Lewis & Clark Condensed
5,682 miles

We were both ready for a major street trip as we had been on the dirt the previous two years. I worked to get everything prepared for a re-visit to Newfoundland that we last visited in 2005. I had a complete package researched and ready in the can, and only waiting the motel details when Steve decided he would go to the Northeast on a couples ride. So after a very brief discussion we decided to head west. It doesn’t take much to persuade either of us to ride out west as the scenery and the roads are without comparison, I think, the best anywhere in the world. As a part of our evaluation we realized in the past ten years we had only been on two street trips to the West; 2003 in Wyoming and 2009 in Utah. This is all we needed to make new plans. I figure the work done for the Newfoundland trip will pay off at some point in the future. I happened to be reading a book about Lewis & Clark and thought this would be a good theme for our trip. Although we have been in southeast Idaho, much of the state had been unexplored by us, and we had never ridden in Washington or Oregon. So it was set, now we only needed to convince our wives we needed to leave a day early to make up for the extra distance. When they heard of our plan to ride from home to Scottsbluff in one day covering 1200 miles they thought we were crazy. They suggested we leave the night before and cover some of the mileage to reduce the overall one day requirement. Having previously completed an official Ironbutt we didn’t see the need to ride an additional 300 miles in one day just to say we did it. We left on Tuesday late afternoon, got some miles under our belt making the next day a manageable 897 miles. As we have done in all of our recent trips we routed the trip using Garmin Road Trip software and then using Steve’s Zumo GPS unit. This year we added a new twist which was to add waypoints of potential stops. It had become pretty easy for us to look at a route on Google Earth and know where the best stops would be. Having them in the Garmin allows us to manage our time most effectively and we just focus on riding. We take a lot of grief for this level of planning but it works for us and maximizes the time we have in the saddle and allows just enjoy the ride.

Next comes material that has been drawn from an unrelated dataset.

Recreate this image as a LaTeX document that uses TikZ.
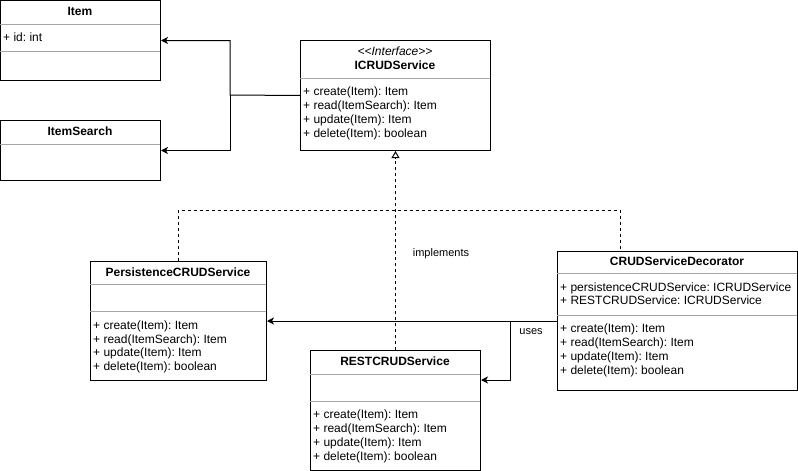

Despite the mishap in Missoula we both think this was our best trip to date. We basically rode from Cincinnati to Ogallala NE on the interstate on the way out and from Des Moines IA to Cincinnati on the way home thus avoiding as much as possible. It also meant that we never spent an entire day on the interstate. We will continue this tactic in the future of riding on the secondary roads across the plain states. The other unique feature this year was the number of micro breweries we visited. When I was first setting up the trip this was not a goal, but as I began to look around it became obvious we needed to take advantage. There were seven nights when we stayed within walking distance of a micro brewery. In my preparation I found the web site Beermapping.com and this helped a great deal.